Task requirements:
Give back, exactly as written, the lines from the beginning of the listing through the one that contains "112.4, 110.2, 107.2]".

Collected material:
Begin
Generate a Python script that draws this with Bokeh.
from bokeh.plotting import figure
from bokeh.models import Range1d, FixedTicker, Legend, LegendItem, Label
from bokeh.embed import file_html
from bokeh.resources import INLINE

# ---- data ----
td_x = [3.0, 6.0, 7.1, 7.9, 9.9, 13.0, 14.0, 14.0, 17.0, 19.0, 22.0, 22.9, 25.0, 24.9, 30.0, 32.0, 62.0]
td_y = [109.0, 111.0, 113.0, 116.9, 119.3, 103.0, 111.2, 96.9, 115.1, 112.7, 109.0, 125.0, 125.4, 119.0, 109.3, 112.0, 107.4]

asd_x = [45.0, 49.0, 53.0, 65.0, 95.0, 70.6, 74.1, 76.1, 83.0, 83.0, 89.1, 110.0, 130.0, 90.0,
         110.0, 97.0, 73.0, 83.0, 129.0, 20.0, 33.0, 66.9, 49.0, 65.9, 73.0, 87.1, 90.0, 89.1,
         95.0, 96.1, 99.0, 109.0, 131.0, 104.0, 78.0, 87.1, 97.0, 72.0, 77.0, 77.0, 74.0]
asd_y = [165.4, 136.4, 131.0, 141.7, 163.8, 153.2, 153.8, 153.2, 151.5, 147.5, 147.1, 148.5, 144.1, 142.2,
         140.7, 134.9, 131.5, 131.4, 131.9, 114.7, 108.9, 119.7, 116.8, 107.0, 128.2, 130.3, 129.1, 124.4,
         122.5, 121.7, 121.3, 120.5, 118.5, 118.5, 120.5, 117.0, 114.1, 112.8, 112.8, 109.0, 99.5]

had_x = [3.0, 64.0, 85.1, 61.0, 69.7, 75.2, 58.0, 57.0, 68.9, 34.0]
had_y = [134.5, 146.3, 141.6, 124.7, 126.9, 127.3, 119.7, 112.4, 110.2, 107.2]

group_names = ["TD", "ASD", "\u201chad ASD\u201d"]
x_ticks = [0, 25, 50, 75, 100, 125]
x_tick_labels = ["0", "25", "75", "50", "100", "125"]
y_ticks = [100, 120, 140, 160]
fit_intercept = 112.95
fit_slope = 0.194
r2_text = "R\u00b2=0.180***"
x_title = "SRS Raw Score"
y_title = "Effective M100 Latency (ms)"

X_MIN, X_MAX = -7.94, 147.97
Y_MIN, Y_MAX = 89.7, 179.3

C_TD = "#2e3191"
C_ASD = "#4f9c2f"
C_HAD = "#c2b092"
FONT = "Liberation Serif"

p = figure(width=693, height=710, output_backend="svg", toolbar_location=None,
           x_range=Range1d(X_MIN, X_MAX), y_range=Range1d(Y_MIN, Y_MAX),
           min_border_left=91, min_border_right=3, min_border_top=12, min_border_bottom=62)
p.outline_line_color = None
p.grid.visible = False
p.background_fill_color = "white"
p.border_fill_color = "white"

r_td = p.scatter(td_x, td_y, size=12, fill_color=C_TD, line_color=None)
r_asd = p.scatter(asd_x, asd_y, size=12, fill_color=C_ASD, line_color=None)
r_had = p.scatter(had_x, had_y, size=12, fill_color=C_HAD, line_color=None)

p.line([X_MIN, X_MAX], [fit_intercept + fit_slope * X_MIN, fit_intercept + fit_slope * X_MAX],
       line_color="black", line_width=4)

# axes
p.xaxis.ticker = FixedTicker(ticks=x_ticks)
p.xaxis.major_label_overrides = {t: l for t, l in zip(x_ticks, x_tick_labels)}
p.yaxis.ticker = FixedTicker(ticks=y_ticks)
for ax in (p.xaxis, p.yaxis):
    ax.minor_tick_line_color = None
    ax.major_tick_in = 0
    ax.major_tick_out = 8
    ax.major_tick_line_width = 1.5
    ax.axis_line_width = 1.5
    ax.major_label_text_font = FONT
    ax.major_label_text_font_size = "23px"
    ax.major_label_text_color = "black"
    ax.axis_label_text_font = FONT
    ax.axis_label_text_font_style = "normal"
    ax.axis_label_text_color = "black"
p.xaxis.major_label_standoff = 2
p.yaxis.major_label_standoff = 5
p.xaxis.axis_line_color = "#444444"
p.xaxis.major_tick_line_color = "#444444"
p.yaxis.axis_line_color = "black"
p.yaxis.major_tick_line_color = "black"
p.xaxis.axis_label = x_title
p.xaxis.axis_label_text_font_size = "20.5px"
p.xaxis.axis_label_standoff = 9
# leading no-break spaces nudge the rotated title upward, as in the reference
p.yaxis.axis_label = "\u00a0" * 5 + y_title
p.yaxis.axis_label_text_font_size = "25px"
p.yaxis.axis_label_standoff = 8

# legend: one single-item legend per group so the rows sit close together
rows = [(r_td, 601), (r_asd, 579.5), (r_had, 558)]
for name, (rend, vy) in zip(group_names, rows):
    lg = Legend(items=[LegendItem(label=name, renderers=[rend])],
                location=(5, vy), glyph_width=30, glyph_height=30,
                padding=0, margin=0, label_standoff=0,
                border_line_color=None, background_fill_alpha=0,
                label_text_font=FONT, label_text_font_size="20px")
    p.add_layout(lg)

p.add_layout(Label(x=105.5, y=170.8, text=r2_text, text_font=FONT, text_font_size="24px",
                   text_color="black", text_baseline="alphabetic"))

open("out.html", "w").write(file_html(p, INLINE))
End
Solved problem:
Generate a Python script that draws this with Bokeh.
from bokeh.plotting import figure
from bokeh.models import Range1d, FixedTicker, Legend, LegendItem, Label
from bokeh.embed import file_html
from bokeh.resources import INLINE

# ---- data ----
td_x = [3.0, 6.0, 7.1, 7.9, 9.9, 13.0, 14.0, 14.0, 17.0, 19.0, 22.0, 22.9, 25.0, 24.9, 30.0, 32.0, 62.0]
td_y = [109.0, 111.0, 113.0, 116.9, 119.3, 103.0, 111.2, 96.9, 115.1, 112.7, 109.0, 125.0, 125.4, 119.0, 109.3, 112.0, 107.4]

asd_x = [45.0, 49.0, 53.0, 65.0, 95.0, 70.6, 74.1, 76.1, 83.0, 83.0, 89.1, 110.0, 130.0, 90.0,
         110.0, 97.0, 73.0, 83.0, 129.0, 20.0, 33.0, 66.9, 49.0, 65.9, 73.0, 87.1, 90.0, 89.1,
         95.0, 96.1, 99.0, 109.0, 131.0, 104.0, 78.0, 87.1, 97.0, 72.0, 77.0, 77.0, 74.0]
asd_y = [165.4, 136.4, 131.0, 141.7, 163.8, 153.2, 153.8, 153.2, 151.5, 147.5, 147.1, 148.5, 144.1, 142.2,
         140.7, 134.9, 131.5, 131.4, 131.9, 114.7, 108.9, 119.7, 116.8, 107.0, 128.2, 130.3, 129.1, 124.4,
         122.5, 121.7, 121.3, 120.5, 118.5, 118.5, 120.5, 117.0, 114.1, 112.8, 112.8, 109.0, 99.5]

had_x = [3.0, 64.0, 85.1, 61.0, 69.7, 75.2, 58.0, 57.0, 68.9, 34.0]
had_y = [134.5, 146.3, 141.6, 124.7, 126.9, 127.3, 119.7, 112.4, 110.2, 107.2]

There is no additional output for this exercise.